Cycling apparel can be split into two different categories: one category of gear will draw wide-eyed stares and will have mothers covering their childrens’ eyes if you wear it anytime you’re off the bike, and the other category will blend into normal, everyday life and serve many purposes. Thankfully, more and more mountain biking gear, such as the Hincapie Soigner Jacket, is falling into the second category.
The Soigner jacket is constructed using Body Thermal Dry fabric and fleece insulation. The jacket features two zippered hand pockets and a zippered chest pocket, but forgoes the classic rear cycling pockets.
Out on the Trail
With such a simple spec list and low-key design, you’d be forgiven for not realizing that this is a cycling jacket. And honestly, that’s a good thing: not only will this jacket perform on the bike, but it will look… well, normal when running errands on the cruiser or chilling at the bar.
But as might be painfully obvious from previous articles, I’m not a food blogger. I’m a mountain bike journalist. So, how did this jacket perform on the bike?
I’ve used the Soigner both with and without a long sleeve base layer, and with this long sleeve base layer I was comfortable when pedaling down into the mid-20s.

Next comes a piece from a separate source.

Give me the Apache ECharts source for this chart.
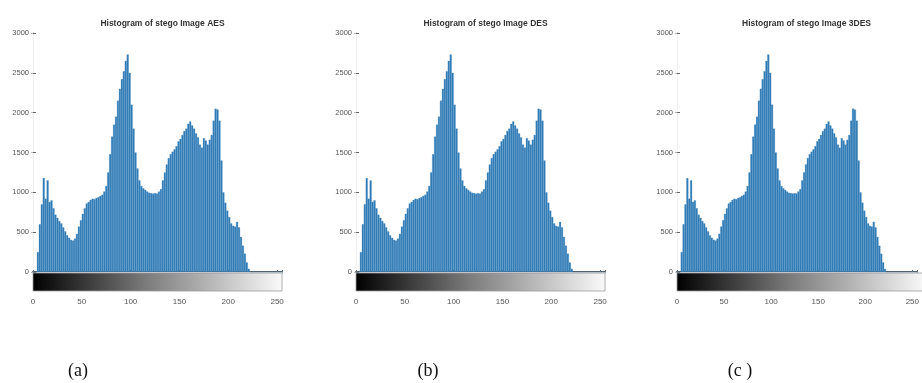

However, at temps in the 20s, once I reached the top of my climb and turned around to come down, the Soigner was quite chilly. While the fleece lined interior is comfortable and snuggly-warm, the jacket doesn’t have any wind-blocking technology incorporated into the fabric. So while I felt great when climbing or rolling along mellow trails, descending a mountain pass on the fat bike was cold. For those types of rides, I’d simply ride up in the Soigner, and then toss my rain jacket on before the descent. Adding a wind blocking outer layer was all I needed to stay warm.
Let’s be honest, though: temps in the mid-20s are pretty mild for winter riding. As a result, I’d recommend this jacket as more of a spring/fall jacket for most of the country, or a winter jacket for places like the Southeast, California, etc. I found it to perform best on its own in the 30s and 40s, considering the lack of wind blocking technology.
While I’m not likely to continue using the Soigner in the winter, this is the perfect jacket for fall/spring riding here in Colorado. Also, it’s great for pedaling around town, running errands, and not getting sideways, scandalized looks in the grocery store due to revealing cycling clothing. And when you consider the price (less than some short sleeved jerseys), it’s hard to say no.
Thanks to Hincapie for providing the Soigner Jacket for review.